The Roman alphabet was more or less the alphabet we know today but only included upper-case or capital letters. A quick look at your computer keyboard will show that these are largely made up of straight lines; ideal for chiselling into stone or wood, which was the Roman’s principal way of writing.
However the development of writing by hand with pen and paper (well, quill and parchment) necessitated a new way of writing. Writing in block capitals is much slower than writing in modern script, which suits handwriting with its curves and rounded lines.
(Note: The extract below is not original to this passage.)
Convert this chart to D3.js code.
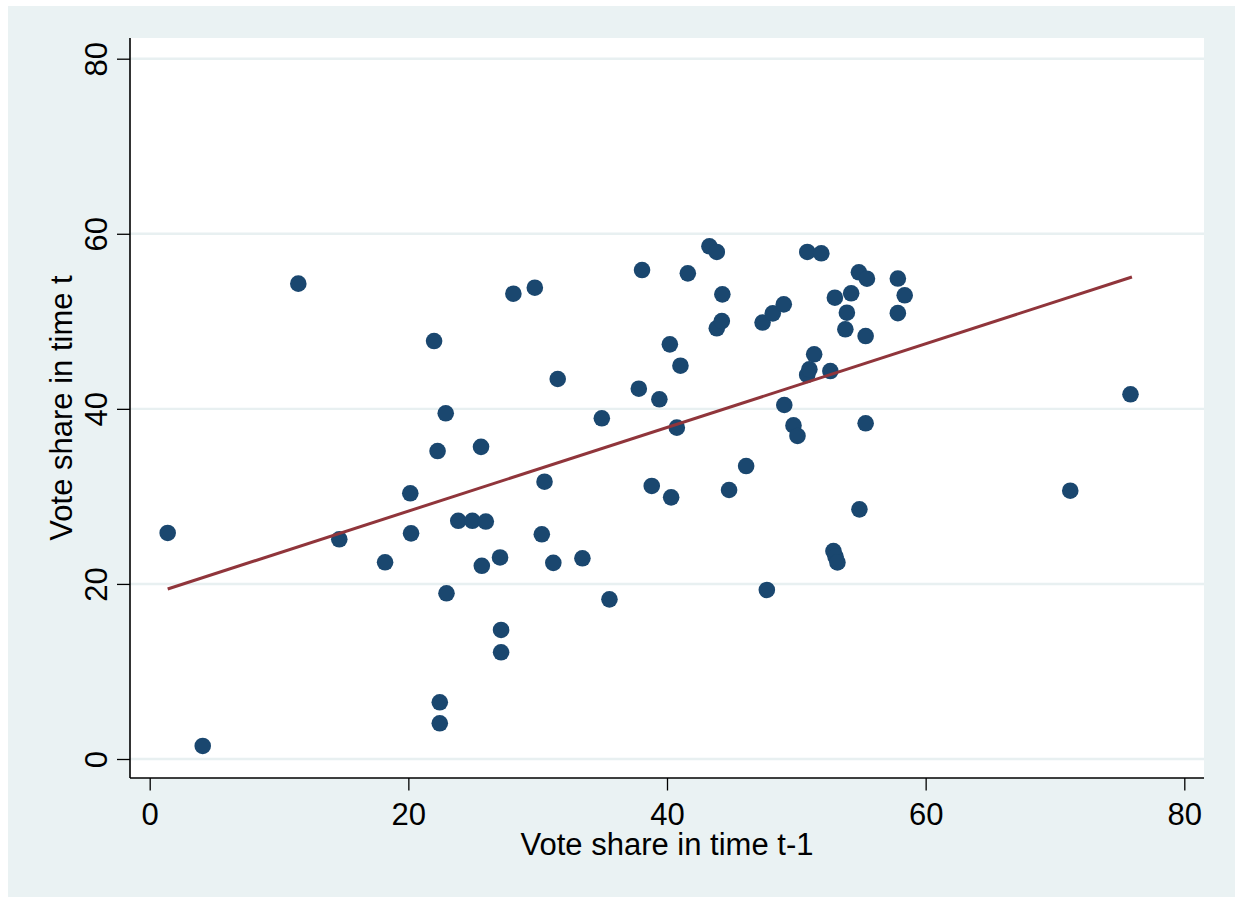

Various European scripts had arisen as a result of the new forms of writing, with the result that a literate group in one region might not understand the writing of a literate group somewhere else – although, as clerics, they were reading and writing in the same language: latin.
The boffins at Charlemagne’s Palace School took this problem on board and – as writing’s undisputed centre of excellence in Europe during the Dark Ages – decided to do something about it.
Alcuin apparently came up with a whole new alphabet, known as Carolingian Minuscule, which was disseminated from Aachen as a standardised lower-case alphabet. Its pre-eminence among other scripts paved the way for the lower-case letters we recognise today.
The beauty of Alcuin’s lower-case alphabet was that it facilitated the quick, easy writing of words. Consider how long and how many strokes of a pen it takes you to write the word “ALERTED” in upper-case: now think how much quicker and easier it is to write “alerted”.
It’s also worth noting that Romans and the various schools of first-millennium Europe didn’t have sentence breaks: there was some development needed in the field of punctuation.
Alcuin and the Palace School worked round this problem by retaining the use of Roman capital letters at the start of sentences. They also made reading easier by starting the fashion for including spaces between discrete words – something we take for granted today.